Eine gedachte Mauer verstellt den Blick

Das notorische Bild von der Mauer in den Köpfen verstellt hier tatsächlich den Blick auf die Realität, und offiziell gehandelte Zahlen sagen wenig: Ab Mitte 2013 soll die Betreuungsquote bei unter drei Jahre alten Kindern im Westen bei etwa 37 Prozent liegen und im Osten bei etwa 51 Prozent. Tatsächlich liegt der Bedarf etwa in Dresden laut Elternbefragung – also eher die tatsächliche Nachfrage – bei 86 Prozent. Rund 74 Prozent sind es nach Schätzung der Stadt in Leipzig. Doch selbst wenn diese Quote hier demnächst erreicht würde, was unwahrscheinlich ist, wird die wahre Nachfrage nicht gedeckt. Die Zahl ist nur geschätzt. Doch mit der politisch debattierten Statistik darf und wird Leipzig die glänzende Übererfüllung des 51-Prozent-Plans melden.

Das erinnert an die Erfolgsmeldungen der DDR-Wirtschaft: Offiziell war immer alles in Butter. Und die Wahrheit lag auf dem Schwarzmarkt. Nicht anders ist es heute, wenn es um Krippenplätze etwa in Leipzig geht: Eltern bestechen, tricksen, handeln, um einen Platz zu ergattern. Von Wahlfreiheit kann keine Rede sein. Es werden in aller Eile Container-Kitas gebaut, um den Rechtsanspruch ab August erfüllen zu können.

Masse statt Klasse

Wo aber hört Betreuung auf, wo fängt Verwahrung an? Nach der neuen „Nationalen Untersuchung Bildung, Betreuung und Erziehung in der frühen Kindheit“ (NUBBEK) ist die Qualität der deutschen Kindertageseinrichtungen unbefriedigend – vor allem im Osten. Bei einer ersten Präsentation monierte Studienleiter Wolfgang Tietze ein „im Durchschnitt nur mittelmäßiges Niveau“ der pädagogischen Arbeit. Derzeit gehe es vor allem um Quantität, dabei müsse „Qualität zum zentralen Thema“ werden. Auch mit Blick auf die Qualität der Betreuung ist laut Tietze die Anmeldung eines Kindes in einer Krippe „wie Lotto spielen“. Der Bericht soll im April veröffentlicht werden.

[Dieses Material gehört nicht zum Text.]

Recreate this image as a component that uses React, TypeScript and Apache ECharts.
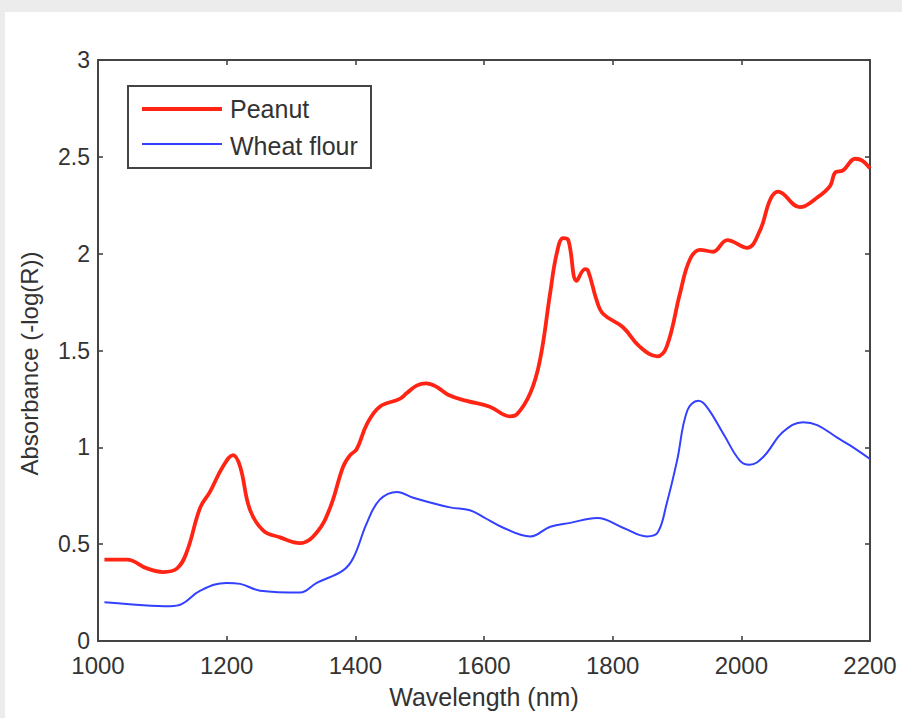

Dass er bis dahin positiver klingen wird, ist kaum zu erwarten.

Tatsächlich ist das ein Desaster in einer Zeit, in der die Bedeutung frühkindlicher Bildung für spätere Erfolge in Schule und Ausbildung unter Experten schon längst nicht mehr strittig ist. Auch waren mehr als 20 Jahre genug Zeit, dass der Westen dem Osten mal zeigt, wie man aus angeblichen Kommando-Kitas kreative macht. Doch während es im Westen scheinbar noch immer eher darum geht, überhaupt Kita zu machen, scheinen ostdeutsche Eltern in der öffentlichen Debatte kaum betroffen zu sein. Probleme haben scheinbar nur westdeutsche Städte. Doch auch viele Kommunen im Osten werden den bald gültigen Rechtsanspruch noch nicht erfüllen können und dann sehr sichtbare Probleme mit verärgerten Eltern bekommen. Am 1. August wird die Mauer fallen.